Work to do:
Render the following material again verbatim, leaving nothing out.
━━━━━━━━━━━━━━━━━━━━━━━━━━━━━━
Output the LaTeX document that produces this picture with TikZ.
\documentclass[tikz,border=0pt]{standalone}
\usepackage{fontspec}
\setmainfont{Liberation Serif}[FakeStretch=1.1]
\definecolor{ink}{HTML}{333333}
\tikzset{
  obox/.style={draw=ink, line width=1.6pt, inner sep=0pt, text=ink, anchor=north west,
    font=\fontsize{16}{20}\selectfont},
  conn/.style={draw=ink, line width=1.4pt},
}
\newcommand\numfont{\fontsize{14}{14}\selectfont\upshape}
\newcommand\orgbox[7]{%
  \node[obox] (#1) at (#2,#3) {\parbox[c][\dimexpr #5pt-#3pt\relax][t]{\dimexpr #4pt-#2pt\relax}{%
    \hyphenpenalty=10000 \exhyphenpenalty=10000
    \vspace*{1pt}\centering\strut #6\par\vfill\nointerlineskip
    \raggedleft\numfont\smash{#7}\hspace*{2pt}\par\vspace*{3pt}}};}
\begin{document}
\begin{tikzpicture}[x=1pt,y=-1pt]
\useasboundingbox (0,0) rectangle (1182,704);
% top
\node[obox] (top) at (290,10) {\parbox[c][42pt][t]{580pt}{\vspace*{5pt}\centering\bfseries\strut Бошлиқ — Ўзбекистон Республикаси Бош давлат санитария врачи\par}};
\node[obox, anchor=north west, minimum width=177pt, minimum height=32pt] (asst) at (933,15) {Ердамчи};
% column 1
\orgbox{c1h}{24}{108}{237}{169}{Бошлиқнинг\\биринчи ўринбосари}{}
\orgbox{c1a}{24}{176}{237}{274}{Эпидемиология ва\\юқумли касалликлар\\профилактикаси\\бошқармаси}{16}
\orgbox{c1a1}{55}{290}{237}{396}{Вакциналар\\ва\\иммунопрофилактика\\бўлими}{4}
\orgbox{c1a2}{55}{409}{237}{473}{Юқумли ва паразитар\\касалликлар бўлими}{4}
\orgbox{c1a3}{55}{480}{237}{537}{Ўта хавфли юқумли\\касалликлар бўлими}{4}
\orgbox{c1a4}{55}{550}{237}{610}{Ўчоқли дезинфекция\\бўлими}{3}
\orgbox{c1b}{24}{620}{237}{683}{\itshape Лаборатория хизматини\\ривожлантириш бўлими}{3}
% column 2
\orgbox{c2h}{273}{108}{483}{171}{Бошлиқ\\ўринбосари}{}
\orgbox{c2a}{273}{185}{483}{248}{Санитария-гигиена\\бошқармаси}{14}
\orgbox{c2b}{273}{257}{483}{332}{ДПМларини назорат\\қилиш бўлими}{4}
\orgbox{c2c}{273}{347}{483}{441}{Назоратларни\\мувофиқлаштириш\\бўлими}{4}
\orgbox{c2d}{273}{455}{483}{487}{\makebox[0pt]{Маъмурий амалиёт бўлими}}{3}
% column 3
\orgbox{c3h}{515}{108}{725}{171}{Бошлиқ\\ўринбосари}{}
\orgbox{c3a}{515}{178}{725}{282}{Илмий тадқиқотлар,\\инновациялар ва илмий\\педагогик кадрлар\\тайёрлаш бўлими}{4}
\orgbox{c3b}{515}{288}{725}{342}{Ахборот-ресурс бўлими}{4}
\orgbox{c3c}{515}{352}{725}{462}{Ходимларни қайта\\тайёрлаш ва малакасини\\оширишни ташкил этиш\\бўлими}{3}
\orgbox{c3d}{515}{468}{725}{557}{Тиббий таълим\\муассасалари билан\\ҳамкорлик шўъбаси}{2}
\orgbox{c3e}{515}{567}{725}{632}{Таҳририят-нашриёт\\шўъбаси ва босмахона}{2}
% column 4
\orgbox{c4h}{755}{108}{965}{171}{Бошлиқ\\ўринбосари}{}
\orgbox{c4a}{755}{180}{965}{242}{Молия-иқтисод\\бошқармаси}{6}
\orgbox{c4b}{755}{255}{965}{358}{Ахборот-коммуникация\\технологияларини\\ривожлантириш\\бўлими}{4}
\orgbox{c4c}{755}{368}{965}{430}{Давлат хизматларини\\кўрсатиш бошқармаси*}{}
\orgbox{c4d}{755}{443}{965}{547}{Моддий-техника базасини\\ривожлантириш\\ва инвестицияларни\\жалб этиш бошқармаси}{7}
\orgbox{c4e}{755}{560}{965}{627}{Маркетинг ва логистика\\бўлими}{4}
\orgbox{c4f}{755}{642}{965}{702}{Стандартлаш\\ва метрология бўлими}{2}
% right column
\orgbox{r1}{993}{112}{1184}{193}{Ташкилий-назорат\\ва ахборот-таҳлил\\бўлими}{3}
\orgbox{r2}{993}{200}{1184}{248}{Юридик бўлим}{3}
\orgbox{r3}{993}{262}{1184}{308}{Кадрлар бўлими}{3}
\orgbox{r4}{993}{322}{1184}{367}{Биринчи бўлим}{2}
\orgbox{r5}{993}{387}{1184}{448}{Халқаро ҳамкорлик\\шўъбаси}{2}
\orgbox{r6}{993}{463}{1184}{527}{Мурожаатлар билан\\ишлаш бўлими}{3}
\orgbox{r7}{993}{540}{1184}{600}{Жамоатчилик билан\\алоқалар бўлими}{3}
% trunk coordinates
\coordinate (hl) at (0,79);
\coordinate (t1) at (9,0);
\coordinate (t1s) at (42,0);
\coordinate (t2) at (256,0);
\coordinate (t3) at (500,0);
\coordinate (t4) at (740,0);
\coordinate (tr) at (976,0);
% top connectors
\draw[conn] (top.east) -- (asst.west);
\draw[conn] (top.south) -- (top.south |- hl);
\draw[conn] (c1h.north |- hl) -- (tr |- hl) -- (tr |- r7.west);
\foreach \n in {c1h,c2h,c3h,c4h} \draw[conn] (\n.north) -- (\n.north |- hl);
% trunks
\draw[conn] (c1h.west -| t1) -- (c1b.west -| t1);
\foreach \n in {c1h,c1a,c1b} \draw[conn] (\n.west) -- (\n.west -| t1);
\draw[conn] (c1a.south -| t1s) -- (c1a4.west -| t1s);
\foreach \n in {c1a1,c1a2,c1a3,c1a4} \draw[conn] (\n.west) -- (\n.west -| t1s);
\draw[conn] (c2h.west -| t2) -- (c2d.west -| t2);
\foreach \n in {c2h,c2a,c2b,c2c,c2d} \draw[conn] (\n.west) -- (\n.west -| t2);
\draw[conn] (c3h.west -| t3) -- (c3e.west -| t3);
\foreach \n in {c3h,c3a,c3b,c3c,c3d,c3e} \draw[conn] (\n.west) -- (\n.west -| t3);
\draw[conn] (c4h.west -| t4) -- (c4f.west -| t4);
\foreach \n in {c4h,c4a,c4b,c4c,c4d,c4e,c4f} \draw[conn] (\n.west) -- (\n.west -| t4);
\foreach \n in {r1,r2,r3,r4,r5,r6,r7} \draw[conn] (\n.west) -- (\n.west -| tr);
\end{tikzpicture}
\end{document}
━━━━━━━━━━━━━━━━━━━━━━━━━━━━━━
Answer to this task:
Output the LaTeX document that produces this picture with TikZ.
\documentclass[tikz,border=0pt]{standalone}
\usepackage{fontspec}
\setmainfont{Liberation Serif}[FakeStretch=1.1]
\definecolor{ink}{HTML}{333333}
\tikzset{
  obox/.style={draw=ink, line width=1.6pt, inner sep=0pt, text=ink, anchor=north west,
    font=\fontsize{16}{20}\selectfont},
  conn/.style={draw=ink, line width=1.4pt},
}
\newcommand\numfont{\fontsize{14}{14}\selectfont\upshape}
\newcommand\orgbox[7]{%
  \node[obox] (#1) at (#2,#3) {\parbox[c][\dimexpr #5pt-#3pt\relax][t]{\dimexpr #4pt-#2pt\relax}{%
    \hyphenpenalty=10000 \exhyphenpenalty=10000
    \vspace*{1pt}\centering\strut #6\par\vfill\nointerlineskip
    \raggedleft\numfont\smash{#7}\hspace*{2pt}\par\vspace*{3pt}}};}
\begin{document}
\begin{tikzpicture}[x=1pt,y=-1pt]
\useasboundingbox (0,0) rectangle (1182,704);
% top
\node[obox] (top) at (290,10) {\parbox[c][42pt][t]{580pt}{\vspace*{5pt}\centering\bfseries\strut Бошлиқ — Ўзбекистон Республикаси Бош давлат санитария врачи\par}};
\node[obox, anchor=north west, minimum width=177pt, minimum height=32pt] (asst) at (933,15) {Ердамчи};
% column 1
\orgbox{c1h}{24}{108}{237}{169}{Бошлиқнинг\\биринчи ўринбосари}{}
\orgbox{c1a}{24}{176}{237}{274}{Эпидемиология ва\\юқумли касалликлар\\профилактикаси\\бошқармаси}{16}
\orgbox{c1a1}{55}{290}{237}{396}{Вакциналар\\ва\\иммунопрофилактика\\бўлими}{4}
\orgbox{c1a2}{55}{409}{237}{473}{Юқумли ва паразитар\\касалликлар бўлими}{4}
\orgbox{c1a3}{55}{480}{237}{537}{Ўта хавфли юқумли\\касалликлар бўлими}{4}
\orgbox{c1a4}{55}{550}{237}{610}{Ўчоқли дезинфекция\\бўлими}{3}
\orgbox{c1b}{24}{620}{237}{683}{\itshape Лаборатория хизматини\\ривожлантириш бўлими}{3}
% column 2
\orgbox{c2h}{273}{108}{483}{171}{Бошлиқ\\ўринбосари}{}
\orgbox{c2a}{273}{185}{483}{248}{Санитария-гигиена\\бошқармаси}{14}
\orgbox{c2b}{273}{257}{483}{332}{ДПМларини назорат\\қилиш бўлими}{4}
\orgbox{c2c}{273}{347}{483}{441}{Назоратларни\\мувофиқлаштириш\\бўлими}{4}
\orgbox{c2d}{273}{455}{483}{487}{\makebox[0pt]{Маъмурий амалиёт бўлими}}{3}
% column 3
\orgbox{c3h}{515}{108}{725}{171}{Бошлиқ\\ўринбосари}{}
\orgbox{c3a}{515}{178}{725}{282}{Илмий тадқиқотлар,\\инновациялар ва илмий\\педагогик кадрлар\\тайёрлаш бўлими}{4}
\orgbox{c3b}{515}{288}{725}{342}{Ахборот-ресурс бўлими}{4}
\orgbox{c3c}{515}{352}{725}{462}{Ходимларни қайта\\тайёрлаш ва малакасини\\оширишни ташкил этиш\\бўлими}{3}
\orgbox{c3d}{515}{468}{725}{557}{Тиббий таълим\\муассасалари билан\\ҳамкорлик шўъбаси}{2}
\orgbox{c3e}{515}{567}{725}{632}{Таҳририят-нашриёт\\шўъбаси ва босмахона}{2}
% column 4
\orgbox{c4h}{755}{108}{965}{171}{Бошлиқ\\ўринбосари}{}
\orgbox{c4a}{755}{180}{965}{242}{Молия-иқтисод\\бошқармаси}{6}
\orgbox{c4b}{755}{255}{965}{358}{Ахборот-коммуникация\\технологияларини\\ривожлантириш\\бўлими}{4}
\orgbox{c4c}{755}{368}{965}{430}{Давлат хизматларини\\кўрсатиш бошқармаси*}{}
\orgbox{c4d}{755}{443}{965}{547}{Моддий-техника базасини\\ривожлантириш\\ва инвестицияларни\\жалб этиш бошқармаси}{7}
\orgbox{c4e}{755}{560}{965}{627}{Маркетинг ва логистика\\бўлими}{4}
\orgbox{c4f}{755}{642}{965}{702}{Стандартлаш\\ва метрология бўлими}{2}
% right column
\orgbox{r1}{993}{112}{1184}{193}{Ташкилий-назорат\\ва ахборот-таҳлил\\бўлими}{3}
\orgbox{r2}{993}{200}{1184}{248}{Юридик бўлим}{3}
\orgbox{r3}{993}{262}{1184}{308}{Кадрлар бўлими}{3}
\orgbox{r4}{993}{322}{1184}{367}{Биринчи бўлим}{2}
\orgbox{r5}{993}{387}{1184}{448}{Халқаро ҳамкорлик\\шўъбаси}{2}
\orgbox{r6}{993}{463}{1184}{527}{Мурожаатлар билан\\ишлаш бўлими}{3}
\orgbox{r7}{993}{540}{1184}{600}{Жамоатчилик билан\\алоқалар бўлими}{3}
% trunk coordinates
\coordinate (hl) at (0,79);
\coordinate (t1) at (9,0);
\coordinate (t1s) at (42,0);
\coordinate (t2) at (256,0);
\coordinate (t3) at (500,0);
\coordinate (t4) at (740,0);
\coordinate (tr) at (976,0);
% top connectors
\draw[conn] (top.east) -- (asst.west);
\draw[conn] (top.south) -- (top.south |- hl);
\draw[conn] (c1h.north |- hl) -- (tr |- hl) -- (tr |- r7.west);
\foreach \n in {c1h,c2h,c3h,c4h} \draw[conn] (\n.north) -- (\n.north |- hl);
% trunks
\draw[conn] (c1h.west -| t1) -- (c1b.west -| t1);
\foreach \n in {c1h,c1a,c1b} \draw[conn] (\n.west) -- (\n.west -| t1);
\draw[conn] (c1a.south -| t1s) -- (c1a4.west -| t1s);
\foreach \n in {c1a1,c1a2,c1a3,c1a4} \draw[conn] (\n.west) -- (\n.west -| t1s);
\draw[conn] (c2h.west -| t2) -- (c2d.west -| t2);
\foreach \n in {c2h,c2a,c2b,c2c,c2d} \draw[conn] (\n.west) -- (\n.west -| t2);
\draw[conn] (c3h.west -| t3) -- (c3e.west -| t3);
\foreach \n in {c3h,c3a,c3b,c3c,c3d,c3e} \draw[conn] (\n.west) -- (\n.west -| t3);
\draw[conn] (c4h.west -| t4) -- (c4f.west -| t4);
\foreach \n in {c4h,c4a,c4b,c4c,c4d,c4e,c4f} \draw[conn] (\n.west) -- (\n.west -| t4);
\foreach \n in {r1,r2,r3,r4,r5,r6,r7} \draw[conn] (\n.west) -- (\n.west -| tr);
\end{tikzpicture}
\end{document}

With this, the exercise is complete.